RAISE RETIREMENT AGE NOW, ACTUARIES SAY
August 6, 2008
Actuaries are urging policy makers to raise the retirement age as the first step to shoring up Social Security and keeping younger workers from bearing the brunt of painful tax increases.
The American Academy of Actuaries issued a policy statement Monday suggesting that holding the retirement age constant is a certain prescription for future financial problems:
- The normal retirement age for Social Security was last raised in 1983, from 65 to 67 over a phased-in period.
- All workers born in 1960 and after have to wait until age 67 to receive full benefits.
- In order to avoid major disruptions to the Social Security system, officials should raise the retirement age now.
"We think that if you dig in and make these changes now ... it gives people time to plan," said Tom Terry, the organization's vice president for pension issues. "It gives people time to anticipate that now I'm age 35, I'm looking at an age 68 or 69 retirement for Social Security, and that gives you a lot of years to plan for it."

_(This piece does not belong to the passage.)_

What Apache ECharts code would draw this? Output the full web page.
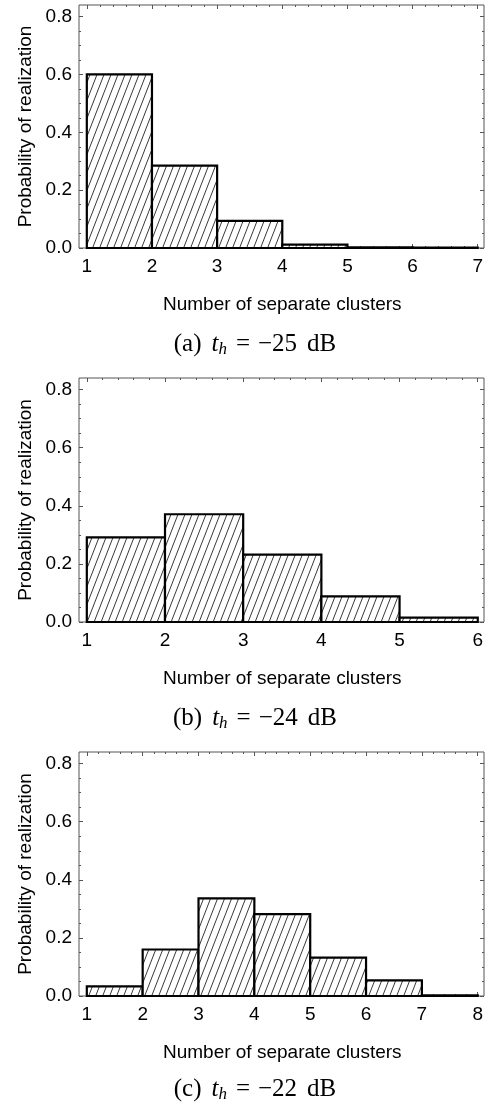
<!DOCTYPE html>
<html>
<head>
<meta charset="utf-8">
<script src="https://cdn.jsdelivr.net/npm/echarts@6/dist/echarts.min.js"></script>
<style>
html,body{margin:0;padding:0;background:#fff;}
#chart{width:493px;height:1108px;}
</style>
</head>
<body>
<div id="chart"></div>
<script>
// ---- data ----
const binStartsA = [1, 2, 3, 4, 5, 6];
const probA = [0.600, 0.285, 0.094, 0.012, 0.002, 0.001];
const binStartsB = [1, 2, 3, 4, 5];
const probB = [0.291, 0.371, 0.232, 0.088, 0.015];
const binStartsC = [1, 2, 3, 4, 5, 6, 7];
const probC = [0.033, 0.160, 0.336, 0.282, 0.132, 0.054, 0.002];
const captionLetters = ['(a)', '(b)', '(c)'];
const captionValues = ['−25', '−24', '−22'];
const xTitle = 'Number of separate clusters';
const yTitle = 'Probability of realization';
const yTickMax = 0.8;
const yTickStep = 0.2;
const yRangeMax = 0.84;

// ---- layout ----
const FRAME_L = 79, FRAME_W = 405;
const TOPS = [5, 378, 752];
const HEIGHTS = [243, 244, 244];
const CAPTION_TOPS = [326, 700, 1071];
const PAD_L = 0.02, PAD_R = 0.016;
const FRAME_COLOR = '#555';
const SANS = '"Liberation Sans", Arial, Helvetica, sans-serif';
const SERIF = '"Liberation Serif", "Times New Roman", serif';
const CAP_SIZE = 25;

// hatch pattern
function makeHatch() {
  const w = 7, h = 18;
  const c = document.createElement('canvas');
  c.width = w; c.height = h;
  const ctx = c.getContext('2d');
  ctx.fillStyle = '#fff';
  ctx.fillRect(0, 0, w, h);
  ctx.strokeStyle = '#222';
  ctx.lineWidth = 0.9;
  for (let k = -1; k <= 1; k++) {
    ctx.beginPath();
    ctx.moveTo(k * w - w, 2 * h);
    ctx.lineTo(k * w + 2 * w, -h);
    ctx.stroke();
  }
  return c;
}
const hatch = makeHatch();

const panels = [
  { starts: binStartsA, probs: probA },
  { starts: binStartsB, probs: probB },
  { starts: binStartsC, probs: probC }
];

const grid = [], xAxis = [], yAxis = [], series = [], title = [];
const tickLine = { color: FRAME_COLOR, width: 1 };

panels.forEach((p, i) => {
  const top = TOPS[i], h = HEIGHTS[i];
  const first = p.starts[0];
  const last = p.starts[p.starts.length - 1] + 1;
  const bWidth = FRAME_W / (1 + PAD_L + PAD_R);
  const bLeft = FRAME_L + bWidth * PAD_L;
  const cH = h * yTickMax / yRangeMax;

  grid.push({ left: FRAME_L, top: top, width: FRAME_W, height: h, show: true,
              borderColor: FRAME_COLOR, borderWidth: 1, backgroundColor: 'transparent' });
  grid.push({ left: bLeft, top: top, width: bWidth, height: h });
  grid.push({ left: FRAME_L, top: top + h - cH, width: FRAME_W, height: cH });
  const gF = 3 * i, gB = 3 * i + 1, gC = 3 * i + 2;

  // x axes
  xAxis.push({ gridIndex: gF, type: 'value', min: 0, max: 1, show: false });
  const xCommon = {
    gridIndex: gB, type: 'value', min: first, max: last, interval: 1,
    axisLine: { show: false },
    axisTick: { show: true, inside: true, length: 4, lineStyle: tickLine },
    minorTick: { show: true, splitNumber: 5, length: 2, lineStyle: tickLine },
    splitLine: { show: false }
  };
  xAxis.push(Object.assign({}, xCommon, {
    position: 'bottom',
    axisLabel: { show: true, margin: 9, fontSize: 19, color: '#000', fontFamily: SANS },
    name: xTitle, nameLocation: 'middle', nameGap: 47,
    nameTextStyle: { fontSize: 19, color: '#000', fontFamily: SANS }
  }));
  xAxis.push(Object.assign({}, xCommon, { position: 'top', axisLabel: { show: false } }));
  xAxis.push({ gridIndex: gC, type: 'value', min: 0, max: 1, show: false });

  // y axes
  yAxis.push({ gridIndex: gF, type: 'value', min: 0, max: 1,
    axisLine: { show: false }, axisTick: { show: false }, axisLabel: { show: false },
    splitLine: { show: false },
    name: yTitle, nameLocation: 'middle', nameGap: 44,
    nameTextStyle: { fontSize: 19, color: '#000', fontFamily: SANS } });
  yAxis.push({ gridIndex: gB, type: 'value', min: 0, max: yRangeMax, show: false });
  const yCommon = {
    gridIndex: gC, type: 'value', min: 0, max: yTickMax, interval: yTickStep,
    axisLine: { show: false },
    axisTick: { show: true, inside: true, length: 4, lineStyle: tickLine },
    minorTick: { show: true, splitNumber: 4, length: 2, lineStyle: tickLine },
    splitLine: { show: false }
  };
  yAxis.push(Object.assign({}, yCommon, {
    position: 'left',
    axisLabel: { show: true, margin: 7, fontSize: 19, color: '#000', fontFamily: SANS,
                 formatter: v => v.toFixed(1) }
  }));
  yAxis.push(Object.assign({}, yCommon, { position: 'right', axisLabel: { show: false } }));

  series.push({
    type: 'custom',
    xAxisIndex: 4 * i + 1,
    yAxisIndex: 4 * i + 1,
    data: p.starts.map((s, k) => [s, p.probs[k]]),
    renderItem: function (params, api) {
      const x = api.value(0), v = api.value(1);
      const p0 = api.coord([x, 0]);
      const p1 = api.coord([x + 1, v]);
      return {
        type: 'rect',
        shape: { x: p0[0], y: p1[1], width: p1[0] - p0[0], height: p0[1] - p1[1] },
        style: { fill: { image: hatch, repeat: 'repeat' }, stroke: '#000', lineWidth: 2.2 }
      };
    },
    z: 5
  });

  const base = { fontFamily: SERIF, fontSize: CAP_SIZE, color: '#000' };
  title.push({
    text: '{n|' + captionLetters[i] + '}{i|t}{s|h}{e|=}{n|' + captionValues[i] + '}{d|dB}',
    left: 250, top: CAPTION_TOPS[i], textAlign: 'center',
    textStyle: {
      fontFamily: SERIF, fontSize: CAP_SIZE, fontWeight: 'normal', color: '#000',
      rich: {
        n: Object.assign({}, base),
        i: Object.assign({}, base, { fontStyle: 'italic', padding: [0, 0, 0, 10] }),
        s: Object.assign({}, base, { fontSize: 17, fontStyle: 'italic', padding: [10, 0, 0, 0] }),
        e: Object.assign({}, base, { padding: [0, 8, 0, 9] }),
        d: Object.assign({}, base, { padding: [0, 0, 0, 10] })
      }
    }
  });
});

const chart = echarts.init(document.getElementById('chart'), null, { renderer: 'canvas' });
chart.setOption({
  animation: false,
  backgroundColor: '#fff',
  title: title,
  grid: grid,
  xAxis: xAxis,
  yAxis: yAxis,
  series: series
});
</script>
</body>
</html>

- The organization pointed to figures showing that, since 1940, the life expectancy of American men who reached age 65 had increased by nearly five years.
- Women who reached 65 saw their life expectancy increase by nearly six years in the same period.
Terry said raising the retirement age "isn't going to solve the whole problem and likely would be part of a package of solutions," but he noted that because of the long-term projections, the retirement age is the best place to start.
"If we delay and wait, we're more likely as a nation to have to sort of jolt the system much more potently and hurt a lot more people unexpectedly," Terry said.